Exercise prompt – Reproduce the data exactly and drop any pictures it holds.

Information provided –
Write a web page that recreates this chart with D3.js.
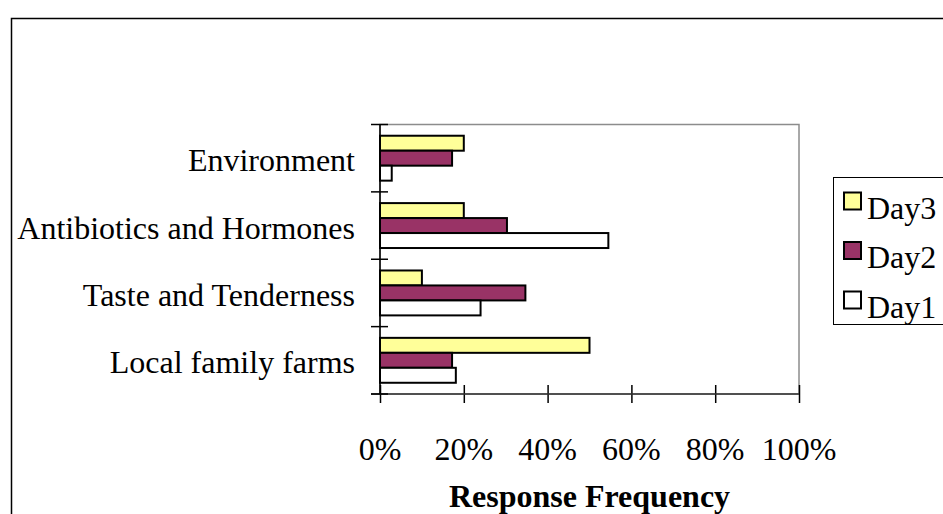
<!DOCTYPE html>
<html>
<head>
<meta charset="utf-8">
<script src="https://cdn.jsdelivr.net/npm/d3@7"></script>
<style>
  body { margin: 0; background: #fff; }
  text { font-family: "Liberation Serif", "Times New Roman", serif; fill: #000; }
</style>
</head>
<body>
<svg id="chart" width="943" height="514"></svg>
<script>
// categories listed top to bottom
var categories = ['Environment', 'Antibiotics and Hormones', 'Taste and Tenderness', 'Local family farms'];
var series_names = ['Day3', 'Day2', 'Day1'];
var day3_values = [20, 20, 10, 50];
var day2_values = [17.2, 30.3, 34.7, 17.2];
var day1_values = [2.8, 54.5, 24, 18.1];
var x_ticks = [0, 20, 40, 60, 80, 100];
var series_colors = ['#ffff99', '#993366', '#ffffff'];

var values_by_series = [day3_values, day2_values, day1_values];

var svg = d3.select('#chart');

var plot = {left: 380, right: 799, top: 124.5, bottom: 394};

var x_scale = d3.scaleLinear()
  .domain([0, 100])
  .range([plot.left, plot.right]);

var y_scale = d3.scaleBand()
  .domain(categories)
  .range([plot.top, plot.bottom])
  .padding(0);

var inner_scale = d3.scaleBand()
  .domain(series_names)
  .range([0, y_scale.bandwidth()])
  .paddingInner(0)
  .paddingOuter(0.75);

// outer chart frame
svg.append('rect')
  .attr('x', 11.5)
  .attr('y', 18.5)
  .attr('width', 960)
  .attr('height', 520)
  .style('fill', 'none')
  .style('stroke', '#000')
  .style('stroke-width', '1.5px');

// plot area border (gray)
svg.append('rect')
  .attr('x', plot.left)
  .attr('y', plot.top)
  .attr('width', plot.right - plot.left)
  .attr('height', plot.bottom - plot.top)
  .style('fill', 'none')
  .style('stroke', '#8c8c8c')
  .style('stroke-width', '1.5px');

// bars
series_names.forEach(function(s, si) {
  var rows = categories.map(function(c, ci) {
    return {cat: c, value: values_by_series[si][ci]};
  });
  svg.append('g')
    .attr('class', 'series_' + s)
    .selectAll('rect')
    .data(rows)
    .enter()
    .append('rect')
    .attr('x', x_scale(0))
    .attr('y', function(d) { return y_scale(d.cat) + inner_scale(s); })
    .attr('width', function(d) { return x_scale(d.value) - x_scale(0); })
    .attr('height', inner_scale.bandwidth())
    .style('fill', series_colors[si])
    .style('stroke', '#000')
    .style('stroke-width', '2px');
});

// x axis
var x_axis = svg.append('g')
  .attr('transform', 'translate(0,' + plot.bottom + ')')
  .call(d3.axisBottom(x_scale).tickValues(x_ticks).tickSize(9).tickSizeOuter(0).tickFormat(''));
x_axis.select('.domain').remove();
x_axis.selectAll('.tick line')
  .attr('y1', -9)
  .style('stroke', '#000')
  .style('stroke-width', '1.5px');
svg.append('line')
  .attr('x1', plot.left - 9)
  .attr('x2', plot.right)
  .attr('y1', plot.bottom)
  .attr('y2', plot.bottom)
  .style('stroke', '#333')
  .style('stroke-width', '1.5px');

svg.append('g')
  .selectAll('text')
  .data(x_ticks)
  .enter()
  .append('text')
  .attr('x', function(d) { return x_scale(d); })
  .attr('y', 460)
  .attr('text-anchor', 'middle')
  .style('font-size', '32px')
  .text(function(d) { return d + '%'; });

svg.append('text')
  .attr('x', (plot.left + plot.right) / 2)
  .attr('y', 507)
  .attr('text-anchor', 'middle')
  .style('font-size', '32px')
  .style('font-weight', 'bold')
  .text('Response Frequency');

// y axis
var y_bounds = categories.map(function(c) { return y_scale(c); }).concat([plot.bottom]);
svg.append('line')
  .attr('x1', plot.left)
  .attr('x2', plot.left)
  .attr('y1', plot.top)
  .attr('y2', plot.bottom)
  .style('stroke', '#000')
  .style('stroke-width', '1.5px');
svg.append('g')
  .selectAll('line')
  .data(y_bounds)
  .enter()
  .append('line')
  .attr('x1', plot.left - 9)
  .attr('x2', plot.left + 8)
  .attr('y1', function(d) { return d; })
  .attr('y2', function(d) { return d; })
  .style('stroke', '#000')
  .style('stroke-width', '1.5px');

svg.append('g')
  .selectAll('text')
  .data(categories)
  .enter()
  .append('text')
  .attr('x', 355)
  .attr('y', function(d) { return y_scale(d) + y_scale.bandwidth() / 2 + 13; })
  .attr('text-anchor', 'end')
  .style('font-size', '32px')
  .text(function(d) { return d; });

// legend
var legend = svg.append('g');
legend.append('rect')
  .attr('x', 833.5)
  .attr('y', 177.5)
  .attr('width', 120)
  .attr('height', 147)
  .style('fill', '#fff')
  .style('stroke', '#000')
  .style('stroke-width', '1px');

var legend_items = legend.selectAll('.legend_item')
  .data(series_names)
  .enter()
  .append('g')
  .attr('class', 'legend_item')
  .attr('transform', function(d, i) { return 'translate(844,' + (192.5 + i * 49.5) + ')'; });

legend_items.append('rect')
  .attr('width', 17)
  .attr('height', 17)
  .style('fill', function(d, i) { return series_colors[i]; })
  .style('stroke', '#000')
  .style('stroke-width', '2px');

legend_items.append('text')
  .attr('x', 23)
  .attr('y', 26)
  .style('font-size', '32px')
  .text(function(d) { return d; });
</script>
</body>
</html>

Full solution –
Write a web page that recreates this chart with D3.js.
<!DOCTYPE html>
<html>
<head>
<meta charset="utf-8">
<script src="https://cdn.jsdelivr.net/npm/d3@7"></script>
<style>
  body { margin: 0; background: #fff; }
  text { font-family: "Liberation Serif", "Times New Roman", serif; fill: #000; }
</style>
</head>
<body>
<svg id="chart" width="943" height="514"></svg>
<script>
// categories listed top to bottom
var categories = ['Environment', 'Antibiotics and Hormones', 'Taste and Tenderness', 'Local family farms'];
var series_names = ['Day3', 'Day2', 'Day1'];
var day3_values = [20, 20, 10, 50];
var day2_values = [17.2, 30.3, 34.7, 17.2];
var day1_values = [2.8, 54.5, 24, 18.1];
var x_ticks = [0, 20, 40, 60, 80, 100];
var series_colors = ['#ffff99', '#993366', '#ffffff'];

var values_by_series = [day3_values, day2_values, day1_values];

var svg = d3.select('#chart');

var plot = {left: 380, right: 799, top: 124.5, bottom: 394};

var x_scale = d3.scaleLinear()
  .domain([0, 100])
  .range([plot.left, plot.right]);

var y_scale = d3.scaleBand()
  .domain(categories)
  .range([plot.top, plot.bottom])
  .padding(0);

var inner_scale = d3.scaleBand()
  .domain(series_names)
  .range([0, y_scale.bandwidth()])
  .paddingInner(0)
  .paddingOuter(0.75);

// outer chart frame
svg.append('rect')
  .attr('x', 11.5)
  .attr('y', 18.5)
  .attr('width', 960)
  .attr('height', 520)
  .style('fill', 'none')
  .style('stroke', '#000')
  .style('stroke-width', '1.5px');

// plot area border (gray)
svg.append('rect')
  .attr('x', plot.left)
  .attr('y', plot.top)
  .attr('width', plot.right - plot.left)
  .attr('height', plot.bottom - plot.top)
  .style('fill', 'none')
  .style('stroke', '#8c8c8c')
  .style('stroke-width', '1.5px');

// bars
series_names.forEach(function(s, si) {
  var rows = categories.map(function(c, ci) {
    return {cat: c, value: values_by_series[si][ci]};
  });
  svg.append('g')
    .attr('class', 'series_' + s)
    .selectAll('rect')
    .data(rows)
    .enter()
    .append('rect')
    .attr('x', x_scale(0))
    .attr('y', function(d) { return y_scale(d.cat) + inner_scale(s); })
    .attr('width', function(d) { return x_scale(d.value) - x_scale(0); })
    .attr('height', inner_scale.bandwidth())
    .style('fill', series_colors[si])
    .style('stroke', '#000')
    .style('stroke-width', '2px');
});

// x axis
var x_axis = svg.append('g')
  .attr('transform', 'translate(0,' + plot.bottom + ')')
  .call(d3.axisBottom(x_scale).tickValues(x_ticks).tickSize(9).tickSizeOuter(0).tickFormat(''));
x_axis.select('.domain').remove();
x_axis.selectAll('.tick line')
  .attr('y1', -9)
  .style('stroke', '#000')
  .style('stroke-width', '1.5px');
svg.append('line')
  .attr('x1', plot.left - 9)
  .attr('x2', plot.right)
  .attr('y1', plot.bottom)
  .attr('y2', plot.bottom)
  .style('stroke', '#333')
  .style('stroke-width', '1.5px');

svg.append('g')
  .selectAll('text')
  .data(x_ticks)
  .enter()
  .append('text')
  .attr('x', function(d) { return x_scale(d); })
  .attr('y', 460)
  .attr('text-anchor', 'middle')
  .style('font-size', '32px')
  .text(function(d) { return d + '%'; });

svg.append('text')
  .attr('x', (plot.left + plot.right) / 2)
  .attr('y', 507)
  .attr('text-anchor', 'middle')
  .style('font-size', '32px')
  .style('font-weight', 'bold')
  .text('Response Frequency');

// y axis
var y_bounds = categories.map(function(c) { return y_scale(c); }).concat([plot.bottom]);
svg.append('line')
  .attr('x1', plot.left)
  .attr('x2', plot.left)
  .attr('y1', plot.top)
  .attr('y2', plot.bottom)
  .style('stroke', '#000')
  .style('stroke-width', '1.5px');
svg.append('g')
  .selectAll('line')
  .data(y_bounds)
  .enter()
  .append('line')
  .attr('x1', plot.left - 9)
  .attr('x2', plot.left + 8)
  .attr('y1', function(d) { return d; })
  .attr('y2', function(d) { return d; })
  .style('stroke', '#000')
  .style('stroke-width', '1.5px');

svg.append('g')
  .selectAll('text')
  .data(categories)
  .enter()
  .append('text')
  .attr('x', 355)
  .attr('y', function(d) { return y_scale(d) + y_scale.bandwidth() / 2 + 13; })
  .attr('text-anchor', 'end')
  .style('font-size', '32px')
  .text(function(d) { return d; });

// legend
var legend = svg.append('g');
legend.append('rect')
  .attr('x', 833.5)
  .attr('y', 177.5)
  .attr('width', 120)
  .attr('height', 147)
  .style('fill', '#fff')
  .style('stroke', '#000')
  .style('stroke-width', '1px');

var legend_items = legend.selectAll('.legend_item')
  .data(series_names)
  .enter()
  .append('g')
  .attr('class', 'legend_item')
  .attr('transform', function(d, i) { return 'translate(844,' + (192.5 + i * 49.5) + ')'; });

legend_items.append('rect')
  .attr('width', 17)
  .attr('height', 17)
  .style('fill', function(d, i) { return series_colors[i]; })
  .style('stroke', '#000')
  .style('stroke-width', '2px');

legend_items.append('text')
  .attr('x', 23)
  .attr('y', 26)
  .style('font-size', '32px')
  .text(function(d) { return d; });
</script>
</body>
</html>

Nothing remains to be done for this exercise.